Detik-Detik Terakhir Wafatnya Cak Jen (Ahmad Jainuri), tokoh Muhammadiyah Malang Raya yang berpulang, Kamis (11/ 3/21).
PWMU.CO – Sejak pagi rumah duka yang berada di Padepokan Hizbul Wathon Jetak, Kecamatan Dau, Kabupaten Malang, berdatangan petakziah.
Sebagaian besar mereka adalah anak-anak muda: aktivis mahasiswa dan angkatan muda Muhammadiyah. Beberapa dosen dan Rektor UMM Dr Fauzan terlihat sibuk membantu menerima tamu.
Seperti layaknya suasana sehari-hari di Padepokan Hizbul Wathan itu, suasana takziyah penuh kekeluargaan, persaudaraan, dan kehangatan. Satu sama lain terlihat sangat akrab. Di setiap sudut padepokan itu mereka bercengkerama, menceritakan pengalaman masing-masing tentang Cak Jen—sapaan akrab Ahmad Jainuri—saat menggerakkan Muhammadiyah selama hidupnya. Sementara sebagian melakukan shalat jenazah di masjid Padepokan.
Setelah mengikuti shalat jenazah, saya sejenak menyahuti sapaan beberapa pelayat. Kemudian mata saya tertuju pada bangunan rumah mungil paling depan pojok kanan. Di sepanjang halamannya, tampak beberapa tamu: mulai usia remaja hingga ibu-ibu.
“Ini semuanya ‘anak-anak’ Cak Jen. Mereka semua punya kenangan yang sangat manis sama Cak Jen dalam bermuhammadiyah,” ujar suami saya, Nugraha Hadi Kusuma, sembari mengangkat tangan menunjukkan rumah Cak Jen, tanda menyuruh saya untuk menemui Muhtadawati, istri almarhum yang lebih akrab disebut Mbak Ida.
Terlihat, seseorang memanggilkan Mbak Ida dari dalam. “Ibu baru saja masuk. Sebentar ya Bu,” katanya sambil mempersilakan saya duduk.

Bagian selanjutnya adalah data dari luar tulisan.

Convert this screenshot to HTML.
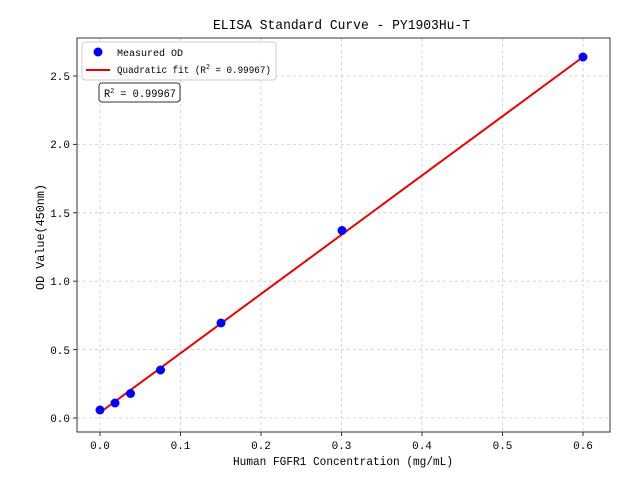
<!DOCTYPE html><html><head><style>body{margin:0;background:#fff}text{font-family:"Liberation Mono","WenQuanYi Zen Hei",monospace;fill:#000}</style></head><body>
<svg width="640" height="480" xmlns="http://www.w3.org/2000/svg">
<g stroke="#ccc" stroke-dasharray="3,3" stroke-width="0.8">
<line x1="100" y1="38" x2="100" y2="432"/><line x1="180.5" y1="38" x2="180.5" y2="432"/><line x1="261" y1="38" x2="261" y2="432"/><line x1="341.5" y1="38" x2="341.5" y2="432"/><line x1="422" y1="38" x2="422" y2="432"/><line x1="502.5" y1="38" x2="502.5" y2="432"/><line x1="583" y1="38" x2="583" y2="432"/>
<line x1="77" y1="418" x2="610" y2="418"/><line x1="77" y1="349.6" x2="610" y2="349.6"/><line x1="77" y1="281.2" x2="610" y2="281.2"/><line x1="77" y1="212.8" x2="610" y2="212.8"/><line x1="77" y1="144.4" x2="610" y2="144.4"/><line x1="77" y1="76" x2="610" y2="76"/>
</g>
<rect x="77" y="38" width="533" height="394" fill="none" stroke="#333" stroke-width="1"/>
<g stroke="#333"><line x1="100" y1="432" x2="100" y2="436"/><line x1="180.5" y1="432" x2="180.5" y2="436"/><line x1="261" y1="432" x2="261" y2="436"/><line x1="341.5" y1="432" x2="341.5" y2="436"/><line x1="422" y1="432" x2="422" y2="436"/><line x1="502.5" y1="432" x2="502.5" y2="436"/><line x1="583" y1="432" x2="583" y2="436"/>
<line x1="73" y1="418" x2="77" y2="418"/><line x1="73" y1="349.6" x2="77" y2="349.6"/><line x1="73" y1="281.2" x2="77" y2="281.2"/><line x1="73" y1="212.8" x2="77" y2="212.8"/><line x1="73" y1="144.4" x2="77" y2="144.4"/><line x1="73" y1="76" x2="77" y2="76"/></g>
<g font-size="11" text-anchor="middle"><text x="100" y="449">0.0</text><text x="180.5" y="449">0.1</text><text x="261" y="449">0.2</text><text x="341.5" y="449">0.3</text><text x="422" y="449">0.4</text><text x="502.5" y="449">0.5</text><text x="583" y="449">0.6</text></g>
<g font-size="11" text-anchor="end"><text x="70" y="422">0.0</text><text x="70" y="354">0.5</text><text x="70" y="285">1.0</text><text x="70" y="217">1.5</text><text x="70" y="148">2.0</text><text x="70" y="80">2.5</text></g>
<text x="233" y="465" font-size="12" textLength="220" lengthAdjust="spacingAndGlyphs">Human FGFR1 Concentration (mg/mL)</text>
<text transform="translate(44,290) rotate(-90)" font-size="12" textLength="106" lengthAdjust="spacingAndGlyphs">OD Value(450nm)</text>
<text x="213" y="29" font-size="14" textLength="257" lengthAdjust="spacingAndGlyphs">ELISA Standard Curve - PY1903Hu-T</text>
<line x1="100" y1="412.5" x2="583" y2="57" stroke="#e00" stroke-width="2"/>
<g fill="#00f"><circle cx="100" cy="410" r="4.5"/><circle cx="115" cy="403" r="4.5"/><circle cx="130.5" cy="393.5" r="4.5"/><circle cx="160.5" cy="370" r="4.5"/><circle cx="221" cy="323" r="4.5"/><circle cx="342" cy="230.5" r="4.5"/><circle cx="583" cy="57" r="4.5"/></g>
<rect x="82" y="42" width="194" height="38" rx="3" fill="#fff" fill-opacity="0.85" stroke="#ccc"/>
<circle cx="98" cy="52" r="4.5" fill="#00f"/>
<text x="117" y="56" font-size="10">Measured OD</text>
<line x1="86" y1="70" x2="110" y2="70" stroke="#e00" stroke-width="2"/>
<text x="117" y="73" font-size="10" textLength="154" lengthAdjust="spacingAndGlyphs">Quadratic fit (R<tspan font-size="7" dy="-4">2</tspan><tspan dy="4"> = 0.99967)</tspan></text>
<rect x="99" y="83" width="81" height="19" rx="3" fill="#fff" stroke="#333"/>
<text x="104" y="97" font-size="11" textLength="72" lengthAdjust="spacingAndGlyphs">R<tspan font-size="7" dy="-4">2</tspan><tspan dy="4"> = 0.99967</tspan></text>
</svg></body></html>
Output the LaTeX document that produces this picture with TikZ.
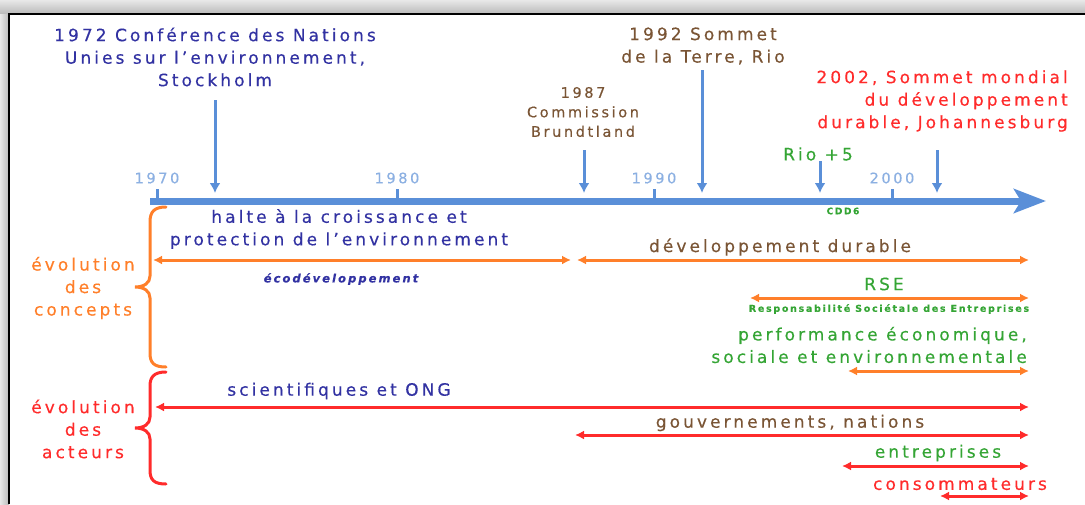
\documentclass[tikz,border=0pt]{standalone}
\usepackage{fontspec}
\setmainfont{DejaVu Sans}[LetterSpace=18, FakeBold=0.4]
\usetikzlibrary{arrows.meta}
\definecolor{navy}{HTML}{3232A2}
\definecolor{brownish}{HTML}{7A5535}
\definecolor{redish}{HTML}{FF2B2B}
\definecolor{greenish}{HTML}{35A535}
\definecolor{orangeish}{HTML}{FF7F2A}
\definecolor{axisblue}{HTML}{5A8FD8}
\definecolor{ticklabel}{HTML}{8CB0E2}
\begin{document}
\begin{tikzpicture}[x=1pt,y=-1pt,
  lbl/.style={inner sep=0pt, align=center},
  big/.style={font=\fontsize{17}{22.5}\selectfont},
  mid/.style={font=\fontsize{14.5}{19.5}\selectfont},
  yearlbl/.style={lbl, font=\fontsize{14.5}{16}\selectfont, text=ticklabel},
  event/.style={draw=axisblue, line width=3pt, -{Latex[length=10pt,width=11pt]}},
  tick/.style={draw=axisblue, line width=3pt},
  span/.style={line width=3pt, {Latex[length=9pt,width=9pt]}-{Latex[length=9pt,width=9pt]}},
  brace/.style={line width=3pt, line cap=round}]
\useasboundingbox (0,0) rectangle (1085,504);

% shadow around the frame
\shade[top color=gray!18, bottom color=gray!55] (0,0) rectangle (1085,14);
\shade[left color=gray!18, right color=gray!55] (0,14) rectangle (9,504);
\draw[line width=2.5pt] (9,504) -- (9,14) -- (1085,14);

% time axis
\coordinate (axL) at (150,201);
\coordinate (axR) at (1046,201);
\draw[axisblue, line width=7pt, -{Stealth[length=32pt,width=24pt,inset=7pt]}] (axL) -- (axR);

% ticks and years
\foreach \n/\xx in {1970/157, 1980/397, 1990/654, 2000/892} {
  \coordinate (t\n) at (\xx,201);
  \coordinate (tt\n) at (\xx,189);
  \draw[tick] (t\n) -- (tt\n);
  \node[yearlbl] (y\n) at (\xx,178) {\n};
}

% events
\node[lbl, big, text=navy] (ev72) at (215,57) {1972 Conférence des Nations\\Unies sur l’environnement,\\Stockholm};
\node[lbl, big, text=brownish] (ev92) at (703,46) {1992 Sommet\\de la Terre, Rio};
\node[lbl, mid, text=brownish] (ev87) at (583,112) {1987\\Commission\\Brundtland};
\node[lbl, big, text=redish, align=right, anchor=east] (ev02) at (1068,101) {2002, Sommet mondial\\du développement\\durable, Johannesburg};
\node[lbl, big, text=greenish] (rio5) at (818,154) {Rio +5};
\node[lbl, font=\fontsize{9}{10}\bfseries, text=greenish] (cdd6) at (843,211) {CDD6};

\coordinate (a72t) at (215,100);  \coordinate (a72b) at (215,193);
\coordinate (a87t) at (584,150);  \coordinate (a87b) at (584,193);
\coordinate (a92t) at (702,70);   \coordinate (a92b) at (702,193);
\coordinate (a97t) at (820,161);  \coordinate (a97b) at (820,193);
\coordinate (a02t) at (937,150);  \coordinate (a02b) at (937,193);
\draw[event] (a72t) -- (a72b);
\draw[event] (a87t) -- (a87b);
\draw[event] (a92t) -- (a92b);
\draw[event] (a97t) -- (a97b);
\draw[event] (a02t) -- (a02b);

% braces
\draw[brace, orangeish] (166,207) .. controls (154,207) and (150,212) .. (150,222)
  -- (150,276) .. controls (150,283) and (144,287) .. (135,287)
  .. controls (144,287) and (150,291) .. (150,298)
  -- (150,353) .. controls (150,363) and (154,367) .. (166,367);
\draw[brace, redish] (166,372) .. controls (154,372) and (150,377) .. (150,386)
  -- (150,417) .. controls (150,424) and (144,428) .. (135,428)
  .. controls (144,428) and (150,432) .. (150,439)
  -- (150,470) .. controls (150,480) and (154,484) .. (166,484);
\node[lbl, big, text=orangeish] (evc) at (83,288) {évolution\\des\\concepts};
\node[lbl, big, text=redish] (eva) at (83,429) {évolution\\des\\acteurs};

% concepts
\node[lbl, big, text=navy] (halte) at (339,229) {halte à la croissance et\\protection de l’environnement};
\coordinate (c1L) at (153,260); \coordinate (c1R) at (571,260);
\draw[span, orangeish] (c1L) -- (c1R);
\node[lbl, font=\fontsize{11.5}{12}\itshape\bfseries, text=navy] (eco) at (341,279) {écodéveloppement};

\node[lbl, big, text=brownish] (dd) at (780,247) {développement durable};
\coordinate (c2L) at (577,260); \coordinate (c2R) at (1029,260);
\draw[span, orangeish] (c2L) -- (c2R);

\node[lbl, big, text=greenish] (rse) at (884,284) {RSE};
\coordinate (c3L) at (750,298); \coordinate (c3R) at (1029,298);
\draw[span, orangeish] (c3L) -- (c3R);
\node[lbl, font=\fontsize{9.5}{10}\bfseries, text=greenish] (rsefull) at (889,309) {Responsabilité Sociétale des Entreprises};

\node[lbl, big, text=greenish, align=right, anchor=east] (perf) at (1027,345) {performance économique,\\sociale et environnementale};
\coordinate (c4L) at (848,371); \coordinate (c4R) at (1029,371);
\draw[span, orangeish] (c4L) -- (c4R);

% actors
\node[lbl, big, text=navy] (sci) at (339,391) {scientifiques et ONG};
\coordinate (r1L) at (155,407); \coordinate (r1R) at (1029,407);
\draw[span, redish] (r1L) -- (r1R);

\node[lbl, big, text=brownish] (gouv) at (790,423) {gouvernements, nations};
\coordinate (r2L) at (575,435); \coordinate (r2R) at (1029,435);
\draw[span, redish] (r2L) -- (r2R);

\node[lbl, big, text=greenish] (entr) at (938,453) {entreprises};
\coordinate (r3L) at (842,466); \coordinate (r3R) at (1029,466);
\draw[span, redish] (r3L) -- (r3R);

\node[lbl, big, text=redish] (cons) at (960,484) {consommateurs};
\coordinate (r4L) at (940,496); \coordinate (r4R) at (1029,496);
\draw[span, redish] (r4L) -- (r4R);
\end{tikzpicture}
\end{document}
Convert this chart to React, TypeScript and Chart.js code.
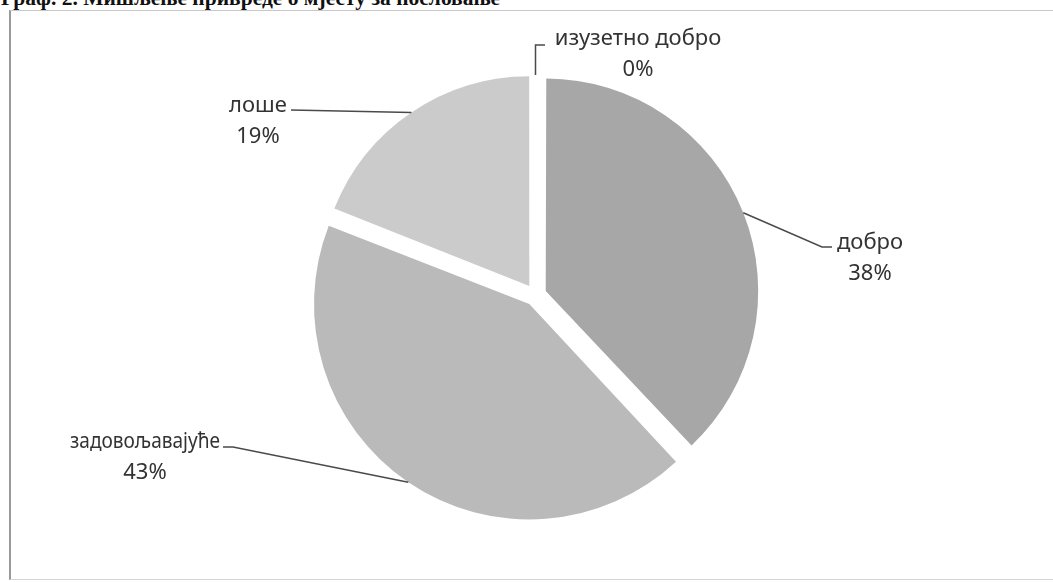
import React, { useEffect, useRef } from "react";
import { Chart, registerables } from "chart.js";

Chart.register(...registerables);

const TITLE = "Граф. 2. Мишљење привреде о мјесту за пословање";
const CATEGORIES = ["изузетно добро", "добро", "задовољавајуће", "лоше"];
const VALUES = [0, 38, 43, 19];
const COLORS = ["#8e8e8e", "#a7a7a7", "#bababa", "#cbcbcb"];

// label placement (annotation layout, not data)
const LABEL_LAYOUT = [
  { x: 638, y: 39, maxW: 190, path: [[535.5, 45], [545, 45]] },
  { x: 870, y: 243, maxW: 90, path: [[822, 247], [832, 247]] },
  { x: 145, y: 442, maxW: 150, path: [[233, 447], [223, 447]] },
  { x: 258, y: 106, maxW: 80, path: [[291, 110]] },
];

const W = 1053;
const H = 582;

const leaderPlugin = {
  id: "leaderLabels",
  afterDatasetsDraw(chart: any) {
    const ctx = chart.ctx as CanvasRenderingContext2D;
    const meta = chart.getDatasetMeta(0);
    const ds = chart.data.datasets[0];
    const offset = (ds.offset || 0) / 4;
    meta.data.forEach((arc: any, i: number) => {
      const p = arc.getProps(
        ["x", "y", "startAngle", "endAngle", "outerRadius", "circumference"],
        true
      );
      const mid = (p.startAngle + p.endAngle) / 2;
      const circ = p.circumference || 0;
      const fix = 1 - Math.sin(Math.min(Math.PI, circ));
      const r = p.outerRadius + (circ > 0 ? offset * fix : 0);
      const sx = p.x + Math.cos(mid) * (offset + r);
      const sy = p.y + Math.sin(mid) * (offset + r);
      const lay = LABEL_LAYOUT[i];
      ctx.save();
      ctx.strokeStyle = "#4a4a4a";
      ctx.lineWidth = 1.5;
      ctx.beginPath();
      ctx.moveTo(sx, sy);
      lay.path.forEach(([x, y]) => ctx.lineTo(x, y));
      ctx.stroke();
      ctx.fillStyle = "#333333";
      ctx.font = '22px "Noto Sans"';
      ctx.textAlign = "center";
      ctx.textBaseline = "middle";
      ctx.fillText(CATEGORIES[i], lay.x, lay.y, lay.maxW);
      ctx.fillText(`${VALUES[i]}%`, lay.x, lay.y + 30.5);
      ctx.restore();
    });
  },
};

export default function App() {
  const ref = useRef<HTMLCanvasElement | null>(null);
  useEffect(() => {
    if (!ref.current) return;
    const chart = new Chart(ref.current, {
      type: "pie",
      data: {
        labels: CATEGORIES,
        datasets: [
          {
            data: VALUES,
            backgroundColor: COLORS,
            borderWidth: 0,
            offset: 44,
            hoverOffset: 0,
          } as any,
        ],
      },
      options: {
        animation: false,
        responsive: false,
        devicePixelRatio: 1,
        radius: 209,
        layout: { padding: { left: 18, right: 0, top: 8, bottom: 0 } },
        plugins: {
          legend: { display: false },
          tooltip: { enabled: false },
        },
        events: [],
      } as any,
      plugins: [leaderPlugin],
    });
    return () => chart.destroy();
  }, []);

  return (
    <div
      style={{
        position: "fixed",
        left: 0,
        top: 0,
        width: W,
        height: H,
        overflow: "hidden",
        background: "#ffffff",
      }}
    >
      <div
        style={{
          position: "absolute",
          left: 1,
          top: -12,
          font: 'bold 21.5px "Liberation Serif"',
          lineHeight: "21px",
          color: "#111",
          whiteSpace: "nowrap",
        }}
      >
        {TITLE}
      </div>
      <div
        style={{
          position: "absolute",
          left: 9,
          top: 10,
          width: W,
          height: 570,
          borderLeft: "2px solid #9a9a9a",
          borderTop: "1px solid #c8c8c8",
          borderBottom: "1px solid #d4d4d4",
          boxSizing: "border-box",
        }}
      />
      <canvas
        ref={ref}
        width={W}
        height={H}
        style={{ position: "absolute", left: 0, top: 0, width: W, height: H }}
      />
    </div>
  );
}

Keluarga Cak Jen Sangat Tegar
Tidak lama Mbak Ida keluar menemui saya. Kami memang sudah sangat akrab karena selalu bersama menggerakkan Aisyiyah–tepatnya, Mbak Ida merupakan guru saya dalam beraisyiyah.
Airmata saya yang sudah menetes sejak melangkahkan kaki dari rumah menuju rumah duka, sesaat langsung terhenti ketika melihat Mbak Ida yang keluar dengan senyum yang meneduhkan.
“Maafkan Bapak ya Mbak bila ada salah. Saya tahu Bapak kalau omong itu sakarepe dewe (semaunya),” ucapnya sembari tersenyum dan mengajak saya duduk kembali.
Mbak Ida lalu menceritakan saat terakhir dia menemani Cak Jen dalam menghadap Sang Maha Kuasa.
“Beliau punya riwayat penyakit jantung. Sudah pasang tiga ring. Dan akhir-akhir ini sering bilang sakit tapi tetap beraktivitas seperti biasa. Kemarin pun begitu. Bapak pulang jam 22.00 lebih, kemudian istirahat. Sekitar pukul 01.00 saya terdengar suara. Saya lalu melihatnya. ‘Ya Allah suara Bapak.’,” dia bercerita.
“Saya perhatikan Bapak yang mendengkur keras. Dalam hati saya bergumam, ‘Ya Allah ini Bapak saakaratul maut. Saya pun menuntunnya (talkin, mengucapkan lailahaillallah) sambil saya elus-elus hingga hembusan nafas yang terakhir,” kenang Mbak Ida.
“Alhamdulillah Mbak, saya sangat bersyukur masih diberi Allah kesempatan mendampingi Bapak hingga akhir hayatnya. Saya tidak bisa bayangkan bila Bapak di akhir nafasnya, saya sebagai istri tidak tahu,” ucapnya.
Bagi saya yang mengenal Cak Jen, sangat memahami apa yang disampaikan Mbak Ida, mengingat aktivitas Cak Jen sangat banyak. Selain mengajar di UMM, dia menghabiskan sisa waktunya untuk mengurusi persyarikatan, terutama AMM.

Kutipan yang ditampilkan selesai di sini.